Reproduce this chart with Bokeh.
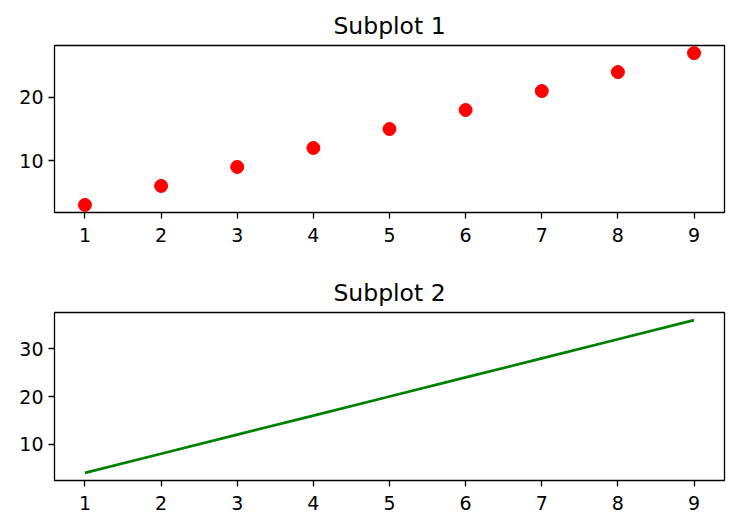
from bokeh.plotting import figure
from bokeh.layouts import column
from bokeh.models import Range1d, FixedTicker
from bokeh.embed import file_html
from bokeh.resources import INLINE

x_values = [1, 2, 3, 4, 5, 6, 7, 8, 9]
scatter_y = [3, 6, 9, 12, 15, 18, 21, 24, 27]
line_y = [4, 8, 12, 16, 20, 24, 28, 32, 36]
x_ticks = [1, 2, 3, 4, 5, 6, 7, 8, 9]
y_ticks_1 = [10, 20]
y_ticks_2 = [10, 20, 30]
titles = ["Subplot 1", "Subplot 2"]

FONT = "DejaVu Sans"


def style(p, yticks):
    p.title.text_font = FONT
    p.title.text_font_size = "23.5px"
    p.title.text_font_style = "normal"
    p.title.align = "center"
    p.title.text_color = "black"
    p.title.standoff = 11
    p.outline_line_color = "black"
    p.outline_line_width = 1.3
    p.outline_line_alpha = 1.0
    p.xgrid.visible = False
    p.ygrid.visible = False
    for ax in (p.xaxis[0], p.yaxis[0]):
        ax.axis_line_color = None
        ax.major_tick_in = 0
        ax.major_tick_out = 6
        ax.major_tick_line_width = 1.3
        ax.major_tick_line_color = "black"
        ax.minor_tick_line_color = None
        ax.major_label_text_font = FONT
        ax.major_label_text_font_size = "19px"
        ax.major_label_text_color = "black"
    p.xaxis[0].ticker = FixedTicker(ticks=x_ticks)
    p.yaxis[0].ticker = FixedTicker(ticks=yticks)
    p.xaxis[0].major_label_standoff = 9
    p.yaxis[0].major_label_standoff = 5


p1 = figure(width=730, height=262, output_backend="svg", toolbar_location=None,
            title=titles[0], x_range=Range1d(0.6, 9.4), y_range=Range1d(1.8, 28.2),
            min_border_left=54, min_border_right=6, min_border_top=45, min_border_bottom=50)
p1.scatter(x_values, scatter_y, size=13, color="red", line_color="red")
style(p1, y_ticks_1)

p2 = figure(width=730, height=265, output_backend="svg", toolbar_location=None,
            title=titles[1], x_range=Range1d(0.6, 9.4), y_range=Range1d(2.4, 37.6),
            min_border_left=54, min_border_right=6, min_border_top=50, min_border_bottom=47)
p2.line(x_values, line_y, line_width=2.7, color="green")
style(p2, y_ticks_2)

layout = column(p1, p2, spacing=0)
open("out.html", "w").write(file_html(layout, INLINE))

Instructions for the task:
Omit the pictures, and quote the material above exactly as given.

In response:
Reproduce this chart with Bokeh.
from bokeh.plotting import figure
from bokeh.layouts import column
from bokeh.models import Range1d, FixedTicker
from bokeh.embed import file_html
from bokeh.resources import INLINE

x_values = [1, 2, 3, 4, 5, 6, 7, 8, 9]
scatter_y = [3, 6, 9, 12, 15, 18, 21, 24, 27]
line_y = [4, 8, 12, 16, 20, 24, 28, 32, 36]
x_ticks = [1, 2, 3, 4, 5, 6, 7, 8, 9]
y_ticks_1 = [10, 20]
y_ticks_2 = [10, 20, 30]
titles = ["Subplot 1", "Subplot 2"]

FONT = "DejaVu Sans"


def style(p, yticks):
    p.title.text_font = FONT
    p.title.text_font_size = "23.5px"
    p.title.text_font_style = "normal"
    p.title.align = "center"
    p.title.text_color = "black"
    p.title.standoff = 11
    p.outline_line_color = "black"
    p.outline_line_width = 1.3
    p.outline_line_alpha = 1.0
    p.xgrid.visible = False
    p.ygrid.visible = False
    for ax in (p.xaxis[0], p.yaxis[0]):
        ax.axis_line_color = None
        ax.major_tick_in = 0
        ax.major_tick_out = 6
        ax.major_tick_line_width = 1.3
        ax.major_tick_line_color = "black"
        ax.minor_tick_line_color = None
        ax.major_label_text_font = FONT
        ax.major_label_text_font_size = "19px"
        ax.major_label_text_color = "black"
    p.xaxis[0].ticker = FixedTicker(ticks=x_ticks)
    p.yaxis[0].ticker = FixedTicker(ticks=yticks)
    p.xaxis[0].major_label_standoff = 9
    p.yaxis[0].major_label_standoff = 5


p1 = figure(width=730, height=262, output_backend="svg", toolbar_location=None,
            title=titles[0], x_range=Range1d(0.6, 9.4), y_range=Range1d(1.8, 28.2),
            min_border_left=54, min_border_right=6, min_border_top=45, min_border_bottom=50)
p1.scatter(x_values, scatter_y, size=13, color="red", line_color="red")
style(p1, y_ticks_1)

p2 = figure(width=730, height=265, output_backend="svg", toolbar_location=None,
            title=titles[1], x_range=Range1d(0.6, 9.4), y_range=Range1d(2.4, 37.6),
            min_border_left=54, min_border_right=6, min_border_top=50, min_border_bottom=47)
p2.line(x_values, line_y, line_width=2.7, color="green")
style(p2, y_ticks_2)

layout = column(p1, p2, spacing=0)
open("out.html", "w").write(file_html(layout, INLINE))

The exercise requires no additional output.